— RECORDS SHOWN —

==*==

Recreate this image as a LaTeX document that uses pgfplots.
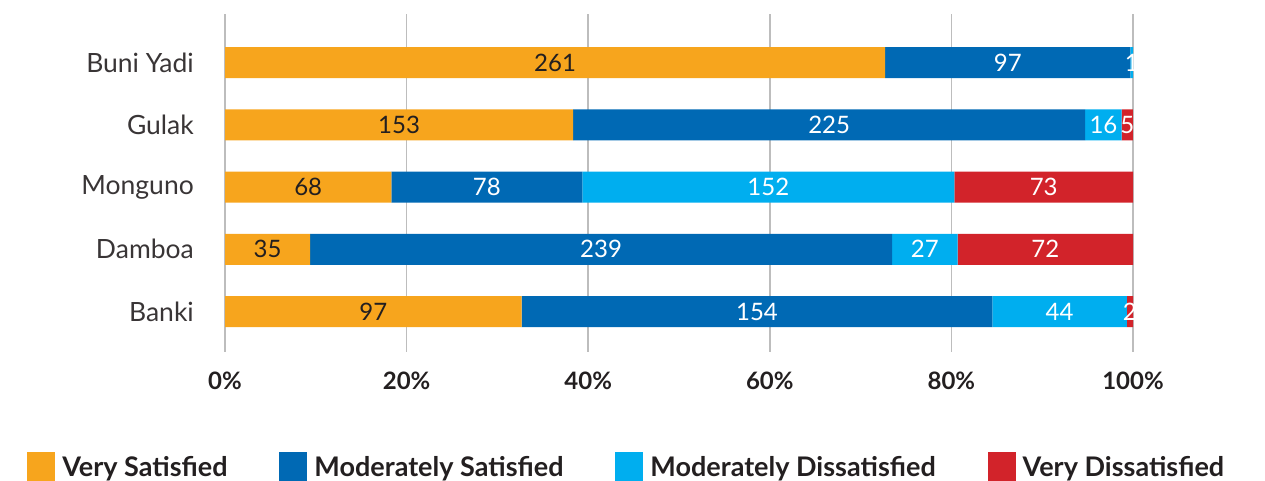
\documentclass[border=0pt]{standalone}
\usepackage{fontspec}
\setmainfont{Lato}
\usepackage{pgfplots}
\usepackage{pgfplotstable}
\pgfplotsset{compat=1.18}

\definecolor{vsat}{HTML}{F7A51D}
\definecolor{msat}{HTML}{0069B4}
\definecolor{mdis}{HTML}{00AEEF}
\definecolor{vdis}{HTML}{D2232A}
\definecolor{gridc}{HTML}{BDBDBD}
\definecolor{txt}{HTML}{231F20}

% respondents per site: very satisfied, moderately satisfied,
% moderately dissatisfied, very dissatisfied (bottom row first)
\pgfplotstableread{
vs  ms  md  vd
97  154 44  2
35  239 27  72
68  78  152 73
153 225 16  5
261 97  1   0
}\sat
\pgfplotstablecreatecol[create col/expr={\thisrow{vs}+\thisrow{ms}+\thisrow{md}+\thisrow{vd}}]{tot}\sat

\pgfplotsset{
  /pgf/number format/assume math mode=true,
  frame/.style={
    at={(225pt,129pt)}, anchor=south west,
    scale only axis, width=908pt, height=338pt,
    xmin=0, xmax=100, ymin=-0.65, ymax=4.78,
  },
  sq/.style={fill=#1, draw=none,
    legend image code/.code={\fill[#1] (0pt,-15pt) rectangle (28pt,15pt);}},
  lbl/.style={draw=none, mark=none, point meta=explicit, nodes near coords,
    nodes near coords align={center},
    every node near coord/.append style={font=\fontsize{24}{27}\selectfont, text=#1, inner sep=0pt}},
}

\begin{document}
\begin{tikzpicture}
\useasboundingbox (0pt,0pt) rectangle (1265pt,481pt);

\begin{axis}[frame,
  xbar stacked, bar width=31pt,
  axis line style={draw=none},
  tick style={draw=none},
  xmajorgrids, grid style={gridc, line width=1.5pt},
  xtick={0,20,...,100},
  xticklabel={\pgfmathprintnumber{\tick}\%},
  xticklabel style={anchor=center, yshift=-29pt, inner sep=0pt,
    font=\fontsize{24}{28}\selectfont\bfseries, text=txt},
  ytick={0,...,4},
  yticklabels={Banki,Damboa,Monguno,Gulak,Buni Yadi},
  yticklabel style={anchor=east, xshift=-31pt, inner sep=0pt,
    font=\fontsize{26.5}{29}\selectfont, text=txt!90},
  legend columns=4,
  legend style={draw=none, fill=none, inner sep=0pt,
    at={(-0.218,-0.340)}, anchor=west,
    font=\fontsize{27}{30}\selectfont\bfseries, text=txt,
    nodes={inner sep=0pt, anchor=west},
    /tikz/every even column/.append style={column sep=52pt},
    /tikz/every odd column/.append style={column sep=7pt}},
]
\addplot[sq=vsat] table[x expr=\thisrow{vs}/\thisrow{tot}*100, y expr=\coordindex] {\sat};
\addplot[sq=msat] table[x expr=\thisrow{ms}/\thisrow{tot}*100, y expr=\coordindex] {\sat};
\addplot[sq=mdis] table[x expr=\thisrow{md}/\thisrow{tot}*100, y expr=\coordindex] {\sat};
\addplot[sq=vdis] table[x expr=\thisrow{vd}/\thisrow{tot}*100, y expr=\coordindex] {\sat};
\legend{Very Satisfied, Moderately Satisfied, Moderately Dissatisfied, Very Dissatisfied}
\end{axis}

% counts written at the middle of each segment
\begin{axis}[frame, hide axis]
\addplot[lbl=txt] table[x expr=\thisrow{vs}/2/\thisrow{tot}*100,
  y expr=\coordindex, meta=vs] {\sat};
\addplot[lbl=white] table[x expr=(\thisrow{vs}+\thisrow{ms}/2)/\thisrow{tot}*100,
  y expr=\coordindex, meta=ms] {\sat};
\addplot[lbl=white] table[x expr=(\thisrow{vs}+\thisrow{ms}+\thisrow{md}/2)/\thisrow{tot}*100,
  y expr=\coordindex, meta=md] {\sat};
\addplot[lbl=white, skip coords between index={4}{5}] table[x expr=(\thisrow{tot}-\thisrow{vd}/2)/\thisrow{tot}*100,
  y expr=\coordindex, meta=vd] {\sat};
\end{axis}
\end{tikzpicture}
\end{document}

==*==

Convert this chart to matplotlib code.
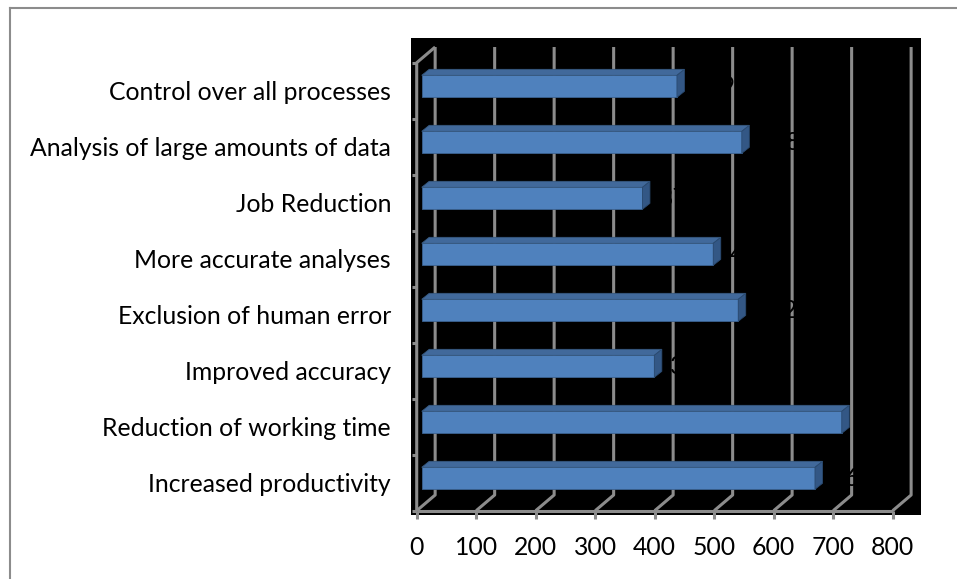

==*==

— INSTRUCTION —
Collect the lines of the records that include the string "image".

— TASK SOLUTION —
Recreate this image as a LaTeX document that uses pgfplots.
    legend image code/.code={\fill[#1] (0pt,-15pt) rectangle (28pt,15pt);}},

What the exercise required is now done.